* _TASK DETAILS_: Exclude the pictures, then repeat the remaining data exactly.

* _INFORMATION PROVIDED_:
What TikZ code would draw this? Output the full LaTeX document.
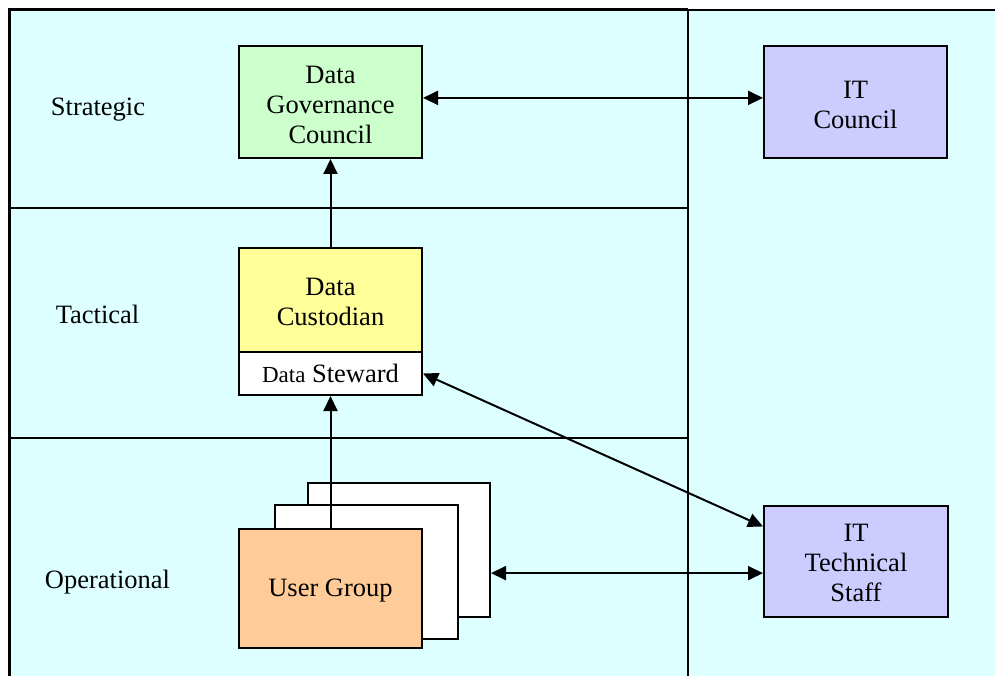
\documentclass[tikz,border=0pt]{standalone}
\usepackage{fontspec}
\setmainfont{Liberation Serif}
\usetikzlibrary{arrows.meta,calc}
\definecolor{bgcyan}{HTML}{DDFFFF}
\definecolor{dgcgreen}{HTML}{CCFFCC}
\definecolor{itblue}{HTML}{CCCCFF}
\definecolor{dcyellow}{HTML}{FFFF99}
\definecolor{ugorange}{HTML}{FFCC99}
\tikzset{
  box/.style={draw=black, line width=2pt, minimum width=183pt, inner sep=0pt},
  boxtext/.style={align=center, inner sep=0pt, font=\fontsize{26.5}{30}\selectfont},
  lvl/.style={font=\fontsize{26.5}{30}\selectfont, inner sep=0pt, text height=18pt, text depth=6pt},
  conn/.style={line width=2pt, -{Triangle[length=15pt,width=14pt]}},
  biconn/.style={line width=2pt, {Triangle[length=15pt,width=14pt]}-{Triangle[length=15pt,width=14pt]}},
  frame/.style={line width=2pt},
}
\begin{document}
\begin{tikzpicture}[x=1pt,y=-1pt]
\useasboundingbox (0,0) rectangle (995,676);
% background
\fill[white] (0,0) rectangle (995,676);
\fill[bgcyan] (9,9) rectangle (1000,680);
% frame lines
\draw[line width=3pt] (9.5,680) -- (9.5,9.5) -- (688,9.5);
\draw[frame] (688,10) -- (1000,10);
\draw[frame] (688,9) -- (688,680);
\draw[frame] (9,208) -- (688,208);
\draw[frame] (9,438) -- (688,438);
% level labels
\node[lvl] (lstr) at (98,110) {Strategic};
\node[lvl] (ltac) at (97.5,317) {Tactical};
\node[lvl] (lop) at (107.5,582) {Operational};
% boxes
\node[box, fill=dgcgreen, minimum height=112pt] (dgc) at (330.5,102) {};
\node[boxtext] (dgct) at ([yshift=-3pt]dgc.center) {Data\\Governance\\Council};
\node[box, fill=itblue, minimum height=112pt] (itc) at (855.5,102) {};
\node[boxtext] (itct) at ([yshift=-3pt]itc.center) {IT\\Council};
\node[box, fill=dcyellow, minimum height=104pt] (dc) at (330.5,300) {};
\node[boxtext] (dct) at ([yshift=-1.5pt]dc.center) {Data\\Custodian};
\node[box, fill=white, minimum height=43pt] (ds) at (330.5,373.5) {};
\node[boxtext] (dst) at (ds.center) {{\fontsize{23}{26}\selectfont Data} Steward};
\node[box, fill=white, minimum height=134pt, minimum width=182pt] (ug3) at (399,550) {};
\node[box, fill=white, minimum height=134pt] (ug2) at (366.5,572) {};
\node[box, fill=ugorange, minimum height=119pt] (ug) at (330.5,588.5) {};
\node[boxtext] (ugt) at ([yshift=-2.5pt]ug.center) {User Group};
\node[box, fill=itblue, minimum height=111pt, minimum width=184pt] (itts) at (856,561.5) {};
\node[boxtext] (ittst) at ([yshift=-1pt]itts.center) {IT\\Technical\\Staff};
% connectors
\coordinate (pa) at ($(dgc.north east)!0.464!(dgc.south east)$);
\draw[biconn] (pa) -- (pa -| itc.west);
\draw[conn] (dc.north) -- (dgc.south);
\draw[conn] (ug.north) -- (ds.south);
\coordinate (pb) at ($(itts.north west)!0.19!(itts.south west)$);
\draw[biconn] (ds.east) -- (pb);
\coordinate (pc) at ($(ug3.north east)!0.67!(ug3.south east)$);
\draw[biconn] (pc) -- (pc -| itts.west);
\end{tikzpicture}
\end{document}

* _SOLUTION TO THIS PROBLEM_:
What TikZ code would draw this? Output the full LaTeX document.
\documentclass[tikz,border=0pt]{standalone}
\usepackage{fontspec}
\setmainfont{Liberation Serif}
\usetikzlibrary{arrows.meta,calc}
\definecolor{bgcyan}{HTML}{DDFFFF}
\definecolor{dgcgreen}{HTML}{CCFFCC}
\definecolor{itblue}{HTML}{CCCCFF}
\definecolor{dcyellow}{HTML}{FFFF99}
\definecolor{ugorange}{HTML}{FFCC99}
\tikzset{
  box/.style={draw=black, line width=2pt, minimum width=183pt, inner sep=0pt},
  boxtext/.style={align=center, inner sep=0pt, font=\fontsize{26.5}{30}\selectfont},
  lvl/.style={font=\fontsize{26.5}{30}\selectfont, inner sep=0pt, text height=18pt, text depth=6pt},
  conn/.style={line width=2pt, -{Triangle[length=15pt,width=14pt]}},
  biconn/.style={line width=2pt, {Triangle[length=15pt,width=14pt]}-{Triangle[length=15pt,width=14pt]}},
  frame/.style={line width=2pt},
}
\begin{document}
\begin{tikzpicture}[x=1pt,y=-1pt]
\useasboundingbox (0,0) rectangle (995,676);
% background
\fill[white] (0,0) rectangle (995,676);
\fill[bgcyan] (9,9) rectangle (1000,680);
% frame lines
\draw[line width=3pt] (9.5,680) -- (9.5,9.5) -- (688,9.5);
\draw[frame] (688,10) -- (1000,10);
\draw[frame] (688,9) -- (688,680);
\draw[frame] (9,208) -- (688,208);
\draw[frame] (9,438) -- (688,438);
% level labels
\node[lvl] (lstr) at (98,110) {Strategic};
\node[lvl] (ltac) at (97.5,317) {Tactical};
\node[lvl] (lop) at (107.5,582) {Operational};
% boxes
\node[box, fill=dgcgreen, minimum height=112pt] (dgc) at (330.5,102) {};
\node[boxtext] (dgct) at ([yshift=-3pt]dgc.center) {Data\\Governance\\Council};
\node[box, fill=itblue, minimum height=112pt] (itc) at (855.5,102) {};
\node[boxtext] (itct) at ([yshift=-3pt]itc.center) {IT\\Council};
\node[box, fill=dcyellow, minimum height=104pt] (dc) at (330.5,300) {};
\node[boxtext] (dct) at ([yshift=-1.5pt]dc.center) {Data\\Custodian};
\node[box, fill=white, minimum height=43pt] (ds) at (330.5,373.5) {};
\node[boxtext] (dst) at (ds.center) {{\fontsize{23}{26}\selectfont Data} Steward};
\node[box, fill=white, minimum height=134pt, minimum width=182pt] (ug3) at (399,550) {};
\node[box, fill=white, minimum height=134pt] (ug2) at (366.5,572) {};
\node[box, fill=ugorange, minimum height=119pt] (ug) at (330.5,588.5) {};
\node[boxtext] (ugt) at ([yshift=-2.5pt]ug.center) {User Group};
\node[box, fill=itblue, minimum height=111pt, minimum width=184pt] (itts) at (856,561.5) {};
\node[boxtext] (ittst) at ([yshift=-1pt]itts.center) {IT\\Technical\\Staff};
% connectors
\coordinate (pa) at ($(dgc.north east)!0.464!(dgc.south east)$);
\draw[biconn] (pa) -- (pa -| itc.west);
\draw[conn] (dc.north) -- (dgc.south);
\draw[conn] (ug.north) -- (ds.south);
\coordinate (pb) at ($(itts.north west)!0.19!(itts.south west)$);
\draw[biconn] (ds.east) -- (pb);
\coordinate (pc) at ($(ug3.north east)!0.67!(ug3.south east)$);
\draw[biconn] (pc) -- (pc -| itts.west);
\end{tikzpicture}
\end{document}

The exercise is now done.